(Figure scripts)
╔══
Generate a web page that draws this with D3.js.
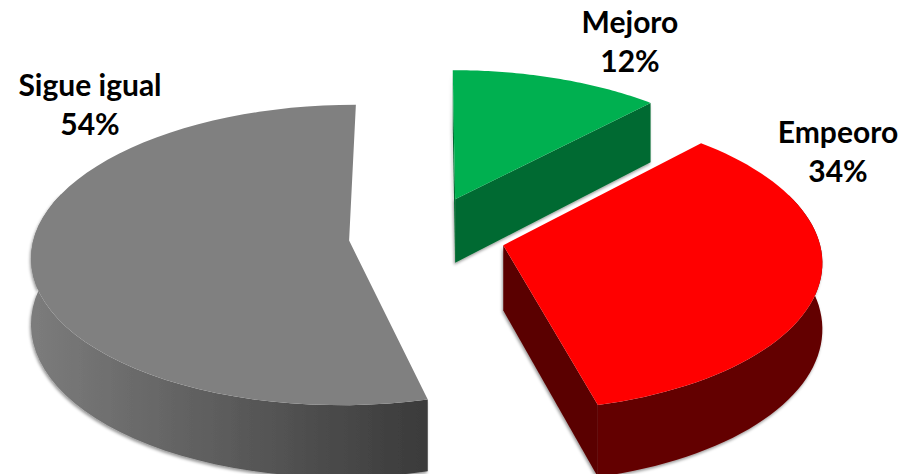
<!DOCTYPE html>
<html>
<head>
<meta charset="utf-8">
<script src="https://cdn.jsdelivr.net/npm/d3@7"></script>
<style>
html, body { margin: 0; background: #fff; }
svg { display: block; }
text { font-family: Lato, "Open Sans", sans-serif; font-weight: 700; font-size: 30px; fill: #000; }
</style>
</head>
<body>
<svg width="902" height="474"></svg>
<script>
"use strict";
const categories = ["Mejoro", "Empeoro", "Sigue igual"];
const shares = [12, 34, 54];
const percentLabels = ["12%", "34%", "54%"];

const topColors = ["#00b050", "#ff0000", "#808080"];
const cutColors = ["#006a30", "#5a0000", "#3c3c3c"];
const rimStart = ["#006a30", "#640000", "#7c7c7c"];
const rimEnd = ["#006a30", "#640000", "#3a3a3a"];
const labelSpots = [[630, 24], [838, 134], [90, 87]];

const svg = d3.select("svg");
const originX = 427;
const originY = 236;
const radiusX = 315;
const radiusY = 148;
const thickness = 65;
const depth = 0.095;
const explode = 0.2485;

// world unit disc -> screen, things nearer the viewer get bigger
function project(u, v, down) {
    const s = 1 / (1 - depth * v);
    return [originX + u * radiusX * s, originY + (v * radiusY + down * thickness) * s];
}

const pieLayout = d3.pie().sort(null).value(d => d);
const slices = pieLayout(shares).map((d, i) => {
    const mid = (d.startAngle + d.endAngle) / 2;
    const cu = Math.sin(mid) * explode;
    const cv = -Math.cos(mid) * explode * (i === 0 ? 1.1 : 1);
    const at = (angle, r, down) => project(cu + Math.sin(angle) * r, cv - Math.cos(angle) * r, down);
    const steps = d3.range(0, 61).map(k => d.startAngle + (d.endAngle - d.startAngle) * k / 60);
    return { index: i, at, steps, d };
});

const defs = svg.append("defs");
const shadow = defs.append("filter").attr("id", "soft")
    .attr("x", "-10%").attr("y", "-10%").attr("width", "120%").attr("height", "120%");
shadow.append("feDropShadow")
    .attr("dx", -1).attr("dy", 2).attr("stdDeviation", 1.5)
    .attr("flood-color", "#000").attr("flood-opacity", 0.4);

const line = d3.line();

// gray is behind everything, red last so it sits over the green wall
const order = [2, 0, 1];
order.forEach(i => {
    const s = slices[i];
    const g = svg.append("g").attr("class", "slice").attr("data-name", categories[i]);
    const sides = g.append("g").attr("filter", "url(#soft)");

    // walls running along the cuts, gray has none turned to the viewer
    [s.d.startAngle, s.d.endAngle].forEach((angle, w) => {
        const shows = i === 2 ? false : (i === 1 ? w === 1 : true);
        if (!shows) return;
        const wall = [s.at(angle, 0, 0), s.at(angle, 1, 0), s.at(angle, 1, 1), s.at(angle, 0, 1)];
        sides.append("path")
            .attr("d", line(wall) + "Z")
            .attr("fill", cutColors[i]);
    });

    // outer rim, only the part turned to the viewer
    const front = s.steps.filter(a => Math.cos(a) < 0.35);
    if (front.length > 1) {
        const upper = front.map(a => s.at(a, 1, 0));
        const lower = front.map(a => s.at(a, 1, 1)).reverse();
        const xs = d3.extent(upper, p => p[0]);
        const grad = defs.append("linearGradient")
            .attr("id", `rim${i}`)
            .attr("gradientUnits", "userSpaceOnUse")
            .attr("x1", xs[0]).attr("x2", xs[1]).attr("y1", 0).attr("y2", 0);
        grad.append("stop").attr("offset", 0).attr("stop-color", rimStart[i]);
        grad.append("stop").attr("offset", 1).attr("stop-color", rimEnd[i]);
        sides.append("path")
            .attr("d", line(upper.concat(lower)) + "Z")
            .attr("fill", `url(#rim${i})`);
    }

    // top face
    const outline = [s.at(0, 0, 0)].concat(s.steps.map(a => s.at(a, 1, 0)));
    g.append("path")
        .attr("d", line(outline) + "Z")
        .attr("fill", topColors[i]);
});

const labels = svg.append("g").attr("text-anchor", "middle");
categories.forEach((name, i) => {
    labels.append("text").attr("x", labelSpots[i][0]).attr("y", labelSpots[i][1] + 9).text(name);
    labels.append("text").attr("x", labelSpots[i][0]).attr("y", labelSpots[i][1] + 48).text(percentLabels[i]);
});
</script>
</body>
</html>
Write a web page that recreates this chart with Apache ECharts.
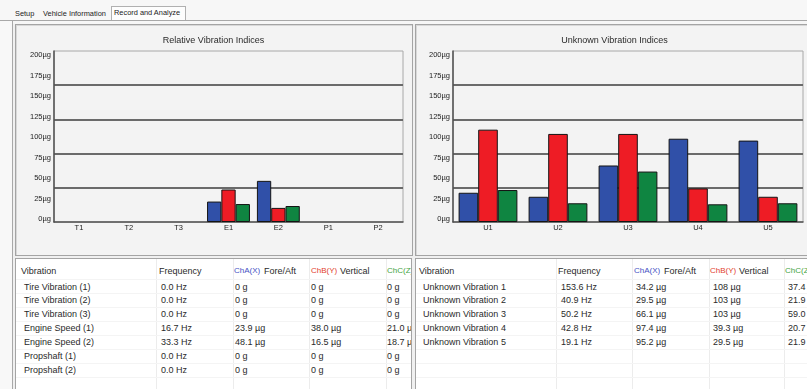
<!DOCTYPE html>
<html><head><meta charset="utf-8">
<script src="https://cdn.jsdelivr.net/npm/echarts/dist/echarts.min.js"></script>
<style>
html,body{margin:0;padding:0;}
body{width:807px;height:389px;overflow:hidden;background:#f0f0f0;font-family:"Liberation Sans",Arial,sans-serif;color:#2a2a2a;position:relative;}
.abs{position:absolute;}
.tab{position:absolute;top:9px;font-size:7.4px;line-height:10px;color:#222;white-space:nowrap;}
.panel{position:absolute;background:#f3f3f3;border:1px solid #a4a4a4;box-sizing:border-box;box-shadow:inset 1px 1px 0 #d8d8d8;}
.table{position:absolute;background:#fff;border:1px solid #a4a4a4;box-sizing:border-box;overflow:hidden;}
.cell{position:absolute;font-size:9px;line-height:12px;white-space:nowrap;color:#2a2a2a;}
.vl{position:absolute;top:0;bottom:0;width:1px;background:#ececec;}
.hl{position:absolute;left:0;right:0;height:1px;background:#f4f4f4;}
#chart{position:absolute;left:0;top:0;width:807px;height:389px;z-index:5;pointer-events:none;}
</style>
</head><body>
<div class="abs" style="left:0;top:0;width:807px;height:21px;background:#f7f7f7;"></div>
<div class="abs" style="left:111px;top:6px;width:75px;height:15px;background:#fdfdfd;border:1px solid #b0b0b0;border-bottom:none;box-sizing:border-box;"></div>
<div class="abs" style="left:0;top:20px;width:807px;height:1px;background:#a8a8a8;"></div>
<div class="tab" style="left:15px;">Setup</div>
<div class="tab" style="left:43px;">Vehicle Information</div>
<div class="tab" style="left:114px;top:8px;">Record and Analyze</div>
<div class="abs" style="left:0;top:21px;width:12px;height:368px;background:#f8f8f8;"></div>
<div class="abs" style="left:12px;top:21px;width:1px;height:368px;background:#a8a8a8;"></div>
<div class="abs" style="left:13px;top:21px;width:794px;height:3px;background:#f6f6f6;"></div>

<div class="panel" style="left:15px;top:24px;width:398px;height:232px;"></div>
<div class="panel" style="left:415px;top:24px;width:400px;height:232px;"></div>

<div class="table" id="tblL" style="left:15px;top:258px;width:397px;height:140px;"></div>
<div class="table" id="tblR" style="left:415px;top:258px;width:400px;height:140px;"></div>

<div id="chart"></div>
<script>
// ---------- data ----------
const relCats = ['T1','T2','T3','E1','E2','P1','P2'];
const relNames = ['Tire Vibration (1)','Tire Vibration (2)','Tire Vibration (3)','Engine Speed (1)','Engine Speed (2)','Propshaft (1)','Propshaft (2)'];
const relFreq = [0.0,0.0,0.0,16.7,33.3,0.0,0.0];
const relA = [0,0,0,23.9,48.1,0,0];
const relB = [0,0,0,38.0,16.5,0,0];
const relC = [0,0,0,21.0,18.7,0,0];

const unkCats = ['U1','U2','U3','U4','U5'];
const unkNames = ['Unknown Vibration 1','Unknown Vibration 2','Unknown Vibration 3','Unknown Vibration 4','Unknown Vibration 5'];
const unkFreq = [153.6,40.9,50.2,42.8,19.1];
const unkA = [34.2,29.5,66.1,97.4,95.2];
const unkB = [108,103,103,39.3,29.5];
const unkC = [37.4,21.9,59.0,20.7,21.9];

const yTicks = [0,25,50,75,100,125,150,175,200];
const titles = ['Relative Vibration Indices','Unknown Vibration Indices'];
const headers = ['Vibration','Frequency','ChA(X)','Fore/Aft','ChB(Y)','Vertical','ChC(Z)'];

// ---------- tables ----------
function fmtG(v){ if(v===0) return '0 g'; if(v>=100) return Math.round(v)+' \u00b5g'; return v.toFixed(1)+' \u00b5g'; }
function fmtHz(v){ return v.toFixed(1)+' Hz'; }
function buildTable(el, names, freq, a, b, c, cols, vlines){
  let html='';
  vlines.forEach(x=>{ html+=`<div class="vl" style="left:${x}px"></div>`; });
  for(let i=0;i<9;i++){ html+=`<div class="hl" style="top:${20+i*14}px"></div>`; }
  const hy = 6;
  html+=`<div class="cell" style="left:${cols.h[0]}px;top:${hy}px">${headers[0]}</div>`;
  html+=`<div class="cell" style="left:${cols.h[1]}px;top:${hy}px">${headers[1]}</div>`;
  html+=`<div class="cell" style="left:${cols.h[2]}px;top:${hy}px;color:#4552c4;font-size:8px">${headers[2]}</div>`;
  html+=`<div class="cell" style="left:${cols.h[2]+30}px;top:${hy}px">${headers[3]}</div>`;
  html+=`<div class="cell" style="left:${cols.h[3]}px;top:${hy}px;color:#e2402c;font-size:8px">${headers[4]}</div>`;
  html+=`<div class="cell" style="left:${cols.h[3]+29}px;top:${hy}px">${headers[5]}</div>`;
  html+=`<div class="cell" style="left:${cols.h[4]}px;top:${hy}px;color:#3fa43f;font-size:8px">${headers[6]}</div>`;
  names.forEach((n,i)=>{
    const y = 21.5 + i*13.95;
    html+=`<div class="cell" style="left:${cols.v[0]}px;top:${y}px">${n}</div>`;
    html+=`<div class="cell" style="left:${cols.v[1]}px;top:${y}px">${fmtHz(freq[i])}</div>`;
    html+=`<div class="cell" style="left:${cols.v[2]}px;top:${y}px">${fmtG(a[i])}</div>`;
    html+=`<div class="cell" style="left:${cols.v[3]}px;top:${y}px">${fmtG(b[i])}</div>`;
    html+=`<div class="cell" style="left:${cols.v[4]}px;top:${y}px">${fmtG(c[i])}</div>`;
  });
  el.innerHTML = html;
}
buildTable(document.getElementById('tblL'), relNames, relFreq, relA, relB, relC,
  {h:[5,143,218,295,371], v:[8,145,219,295,371]}, [140,217,293,370]);
buildTable(document.getElementById('tblR'), unkNames, unkFreq, unkA, unkB, unkC,
  {h:[3,142,218,294,369], v:[7,145,220,297,372]}, [140,216,293,368]);

// ---------- charts ----------
const chart = echarts.init(document.getElementById('chart'), null, {renderer:'canvas'});
const axisCol = '#505050';
const blue = '#3050a8', red = '#ee1c25', green = '#0f8541';
function catAxis(grid, data){
  return {type:'category', gridIndex:grid, data:data,
    axisLine:{show:true, lineStyle:{color:axisCol, width:1.5}},
    axisTick:{show:false},
    axisLabel:{fontSize:7.5, color:'#222', margin:2, fontFamily:'Liberation Sans'},
    splitLine:{show:false}};
}
function hiddenCat(grid){ return {type:'category', gridIndex:grid, data:[''], show:false}; }
function barY(grid){
  return {type:'value', gridIndex:grid, min:0, max:200, interval:40,
    axisLine:{show:true, lineStyle:{color:axisCol, width:1.5}},
    axisTick:{show:false}, axisLabel:{show:false},
    splitLine:{show:true, showMinLine:false, showMaxLine:false, lineStyle:{color:'#6a6a6a', width:2}}};
}
function labelY(grid){
  return {type:'value', gridIndex:grid, min:yTicks[0], max:yTicks[yTicks.length-1], interval:yTicks[1]-yTicks[0],
    axisLine:{show:false}, axisTick:{show:false}, splitLine:{show:false},
    axisLabel:{fontSize:7.5, color:'#222', margin:3, fontFamily:'Liberation Sans', formatter:v=>v+'\u00b5g'}};
}
function bar(name, data, xi, yi, color, gap){
  return {type:'bar', name:name,
    data:data.map(v => v === 0 ? {value:v, itemStyle:{borderWidth:0}} : v),
    xAxisIndex:xi, yAxisIndex:yi,
    barGap:'0%', barCategoryGap:gap, silent:true, animation:false,
    itemStyle:{color:color, borderColor:'#141414', borderWidth:1}};
}
const option = {
  animation:false,
  backgroundColor:'transparent',
  grid:[
    {left:54, top:51, width:349, height:171, show:true, borderColor:'#a8a8a8', borderWidth:1, backgroundColor:'transparent'},
    {left:54, top:55, width:349, height:164},
    {left:453, top:51, width:350, height:171, show:true, borderColor:'#a8a8a8', borderWidth:1, backgroundColor:'transparent'},
    {left:453, top:55, width:350, height:164}
  ],
  xAxis:[catAxis(0, relCats), hiddenCat(1), catAxis(2, unkCats), hiddenCat(3)],
  yAxis:[barY(0), labelY(1), barY(2), labelY(3)],
  graphic:[
    {type:'text', x:213.5, y:41, style:{text:titles[0], fontSize:9, fill:'#2a2a2a', fontFamily:'Liberation Sans', align:'center', verticalAlign:'middle'}},
    {type:'text', x:614.5, y:41, style:{text:titles[1], fontSize:9, fill:'#2a2a2a', fontFamily:'Liberation Sans', align:'center', verticalAlign:'middle'}}
  ],
  series:[
    bar('ChA(X)', relA, 0, 0, blue, '14%'),
    bar('ChB(Y)', relB, 0, 0, red, '14%'),
    bar('ChC(Z)', relC, 0, 0, green, '14%'),
    bar('ChA(X)', unkA, 2, 2, blue, '16%'),
    bar('ChB(Y)', unkB, 2, 2, red, '16%'),
    bar('ChC(Z)', unkC, 2, 2, green, '16%')
  ]
};
chart.setOption(option);
</script>
</body></html>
╚══
→ YOUR GOAL:
Collect the lines of the records that include the string "with".

→ RESULT FOR THIS EXERCISE:
Generate a web page that draws this with D3.js.
Write a web page that recreates this chart with Apache ECharts.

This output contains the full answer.